**AIM OF THE TASK**
All of the data should be repeated exactly; pictures are not part of the copy.

**SOURCE MATERIAL**

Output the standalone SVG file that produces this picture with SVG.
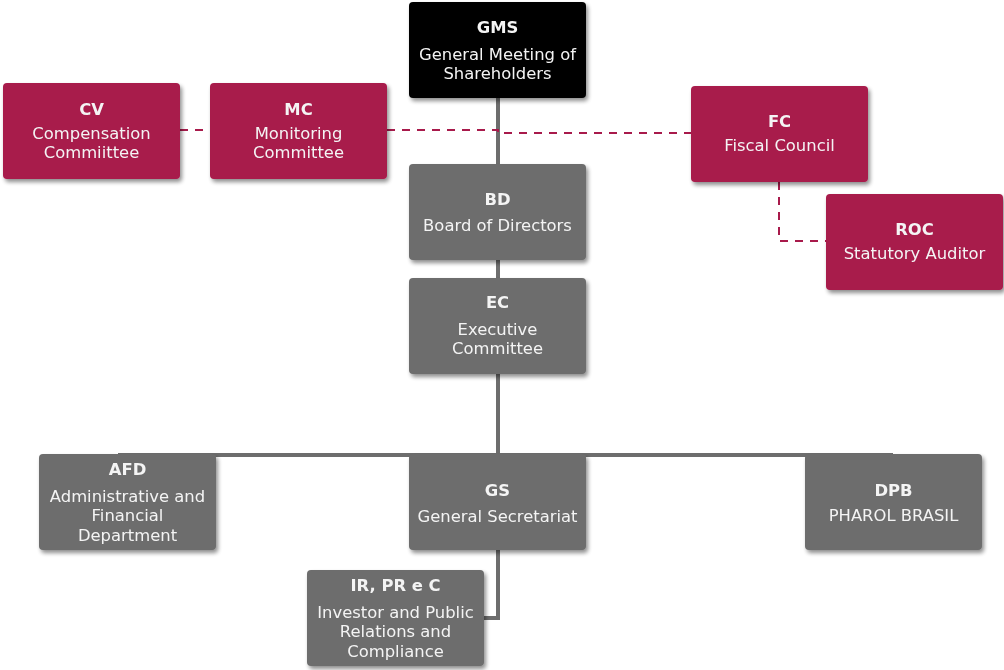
<svg xmlns="http://www.w3.org/2000/svg" width="1004" height="670" viewBox="0 0 1004 670">
<defs>
<filter id="sh" x="-10%" y="-10%" width="125%" height="130%">
<feGaussianBlur in="SourceAlpha" stdDeviation="2"/>
<feOffset dx="2" dy="3" result="b"/>
<feComponentTransfer><feFuncA type="linear" slope="0.45"/></feComponentTransfer>
<feMerge><feMergeNode/><feMergeNode in="SourceGraphic"/></feMerge>
</filter>
</defs>
<style>
.box{filter:url(#sh)}
.red{fill:#A81A4B}
.gray{fill:#6D6D6D}
.blk{fill:#000}
text{font-family:"DejaVu Sans","Verdana",sans-serif;font-size:16.4px;fill:#F4F4F4;text-anchor:middle}
.t{font-weight:bold}
.solid{stroke:#6D6D6D;stroke-width:4;fill:none}
.dash{stroke:#A81A4B;stroke-width:2;stroke-dasharray:8,7;fill:none}
</style>
<rect width="1004" height="670" fill="#fff"/>
<g id="connectors">
<line class="solid" x1="498" y1="98" x2="498" y2="456"/>
<line class="solid" x1="118" y1="455" x2="893" y2="455"/>
<polyline class="solid" points="498,550 498,618 484,618"/>
<line class="dash" x1="180" y1="130" x2="210" y2="130"/>
<polyline class="dash" points="387,130 498,130 498,133 691,133"/>
<polyline class="dash" points="779,182 779,241 826,241"/>
</g>
<g id="GMS" class="box"><rect class="blk" x="409" y="2" width="177" height="96" rx="4"/>
<text class="t" x="497.5" y="33">GMS</text><text x="497.5" y="60">General Meeting of</text><text x="497.5" y="79">Shareholders</text></g>
<g id="CV" class="box"><rect class="red" x="3" y="83" width="177" height="96" rx="4"/>
<text class="t" x="91.5" y="115">CV</text><text x="91.5" y="139">Compensation</text><text x="91.5" y="158">Commiittee</text></g>
<g id="MC" class="box"><rect class="red" x="210" y="83" width="177" height="96" rx="4"/>
<text class="t" x="298.5" y="115">MC</text><text x="298.5" y="139">Monitoring</text><text x="298.5" y="158">Committee</text></g>
<g id="FC" class="box"><rect class="red" x="691" y="86" width="177" height="96" rx="4"/>
<text class="t" x="779.5" y="127">FC</text><text x="779.5" y="151">Fiscal Council</text></g>
<g id="ROC" class="box"><rect class="red" x="826" y="194" width="177" height="96" rx="4"/>
<text class="t" x="914.5" y="235">ROC</text><text x="914.5" y="259">Statutory Auditor</text></g>
<g id="BD" class="box"><rect class="gray" x="409" y="164" width="177" height="96" rx="4"/>
<text class="t" x="497.5" y="205">BD</text><text x="497.5" y="231">Board of Directors</text></g>
<g id="EC" class="box"><rect class="gray" x="409" y="278" width="177" height="96" rx="4"/>
<text class="t" x="497.5" y="308">EC</text><text x="497.5" y="335">Executive</text><text x="497.5" y="354">Committee</text></g>
<g id="AFD" class="box"><rect class="gray" x="39" y="454" width="177" height="96" rx="4"/>
<text class="t" x="127.5" y="475">AFD</text><text x="127.5" y="502">Administrative and</text><text x="127.5" y="521">Financial</text><text x="127.5" y="541">Department</text></g>
<g id="GS" class="box"><rect class="gray" x="409" y="454" width="177" height="96" rx="4"/>
<text class="t" x="497.5" y="496">GS</text><text x="497.5" y="522">General Secretariat</text></g>
<g id="DPB" class="box"><rect class="gray" x="805" y="454" width="177" height="96" rx="4"/>
<text class="t" x="893.5" y="496">DPB</text><text x="893.5" y="521">PHAROL BRASIL</text></g>
<g id="IR" class="box"><rect class="gray" x="307" y="570" width="177" height="96" rx="4"/>
<text class="t" x="395.5" y="591">IR, PR e C</text><text x="395.5" y="618">Investor and Public</text><text x="395.5" y="637">Relations and</text><text x="395.5" y="657">Compliance</text></g>
</svg>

**RESULT OF THIS TASK**
Output the standalone SVG file that produces this picture with SVG.
<svg xmlns="http://www.w3.org/2000/svg" width="1004" height="670" viewBox="0 0 1004 670">
<defs>
<filter id="sh" x="-10%" y="-10%" width="125%" height="130%">
<feGaussianBlur in="SourceAlpha" stdDeviation="2"/>
<feOffset dx="2" dy="3" result="b"/>
<feComponentTransfer><feFuncA type="linear" slope="0.45"/></feComponentTransfer>
<feMerge><feMergeNode/><feMergeNode in="SourceGraphic"/></feMerge>
</filter>
</defs>
<style>
.box{filter:url(#sh)}
.red{fill:#A81A4B}
.gray{fill:#6D6D6D}
.blk{fill:#000}
text{font-family:"DejaVu Sans","Verdana",sans-serif;font-size:16.4px;fill:#F4F4F4;text-anchor:middle}
.t{font-weight:bold}
.solid{stroke:#6D6D6D;stroke-width:4;fill:none}
.dash{stroke:#A81A4B;stroke-width:2;stroke-dasharray:8,7;fill:none}
</style>
<rect width="1004" height="670" fill="#fff"/>
<g id="connectors">
<line class="solid" x1="498" y1="98" x2="498" y2="456"/>
<line class="solid" x1="118" y1="455" x2="893" y2="455"/>
<polyline class="solid" points="498,550 498,618 484,618"/>
<line class="dash" x1="180" y1="130" x2="210" y2="130"/>
<polyline class="dash" points="387,130 498,130 498,133 691,133"/>
<polyline class="dash" points="779,182 779,241 826,241"/>
</g>
<g id="GMS" class="box"><rect class="blk" x="409" y="2" width="177" height="96" rx="4"/>
<text class="t" x="497.5" y="33">GMS</text><text x="497.5" y="60">General Meeting of</text><text x="497.5" y="79">Shareholders</text></g>
<g id="CV" class="box"><rect class="red" x="3" y="83" width="177" height="96" rx="4"/>
<text class="t" x="91.5" y="115">CV</text><text x="91.5" y="139">Compensation</text><text x="91.5" y="158">Commiittee</text></g>
<g id="MC" class="box"><rect class="red" x="210" y="83" width="177" height="96" rx="4"/>
<text class="t" x="298.5" y="115">MC</text><text x="298.5" y="139">Monitoring</text><text x="298.5" y="158">Committee</text></g>
<g id="FC" class="box"><rect class="red" x="691" y="86" width="177" height="96" rx="4"/>
<text class="t" x="779.5" y="127">FC</text><text x="779.5" y="151">Fiscal Council</text></g>
<g id="ROC" class="box"><rect class="red" x="826" y="194" width="177" height="96" rx="4"/>
<text class="t" x="914.5" y="235">ROC</text><text x="914.5" y="259">Statutory Auditor</text></g>
<g id="BD" class="box"><rect class="gray" x="409" y="164" width="177" height="96" rx="4"/>
<text class="t" x="497.5" y="205">BD</text><text x="497.5" y="231">Board of Directors</text></g>
<g id="EC" class="box"><rect class="gray" x="409" y="278" width="177" height="96" rx="4"/>
<text class="t" x="497.5" y="308">EC</text><text x="497.5" y="335">Executive</text><text x="497.5" y="354">Committee</text></g>
<g id="AFD" class="box"><rect class="gray" x="39" y="454" width="177" height="96" rx="4"/>
<text class="t" x="127.5" y="475">AFD</text><text x="127.5" y="502">Administrative and</text><text x="127.5" y="521">Financial</text><text x="127.5" y="541">Department</text></g>
<g id="GS" class="box"><rect class="gray" x="409" y="454" width="177" height="96" rx="4"/>
<text class="t" x="497.5" y="496">GS</text><text x="497.5" y="522">General Secretariat</text></g>
<g id="DPB" class="box"><rect class="gray" x="805" y="454" width="177" height="96" rx="4"/>
<text class="t" x="893.5" y="496">DPB</text><text x="893.5" y="521">PHAROL BRASIL</text></g>
<g id="IR" class="box"><rect class="gray" x="307" y="570" width="177" height="96" rx="4"/>
<text class="t" x="395.5" y="591">IR, PR e C</text><text x="395.5" y="618">Investor and Public</text><text x="395.5" y="637">Relations and</text><text x="395.5" y="657">Compliance</text></g>
</svg>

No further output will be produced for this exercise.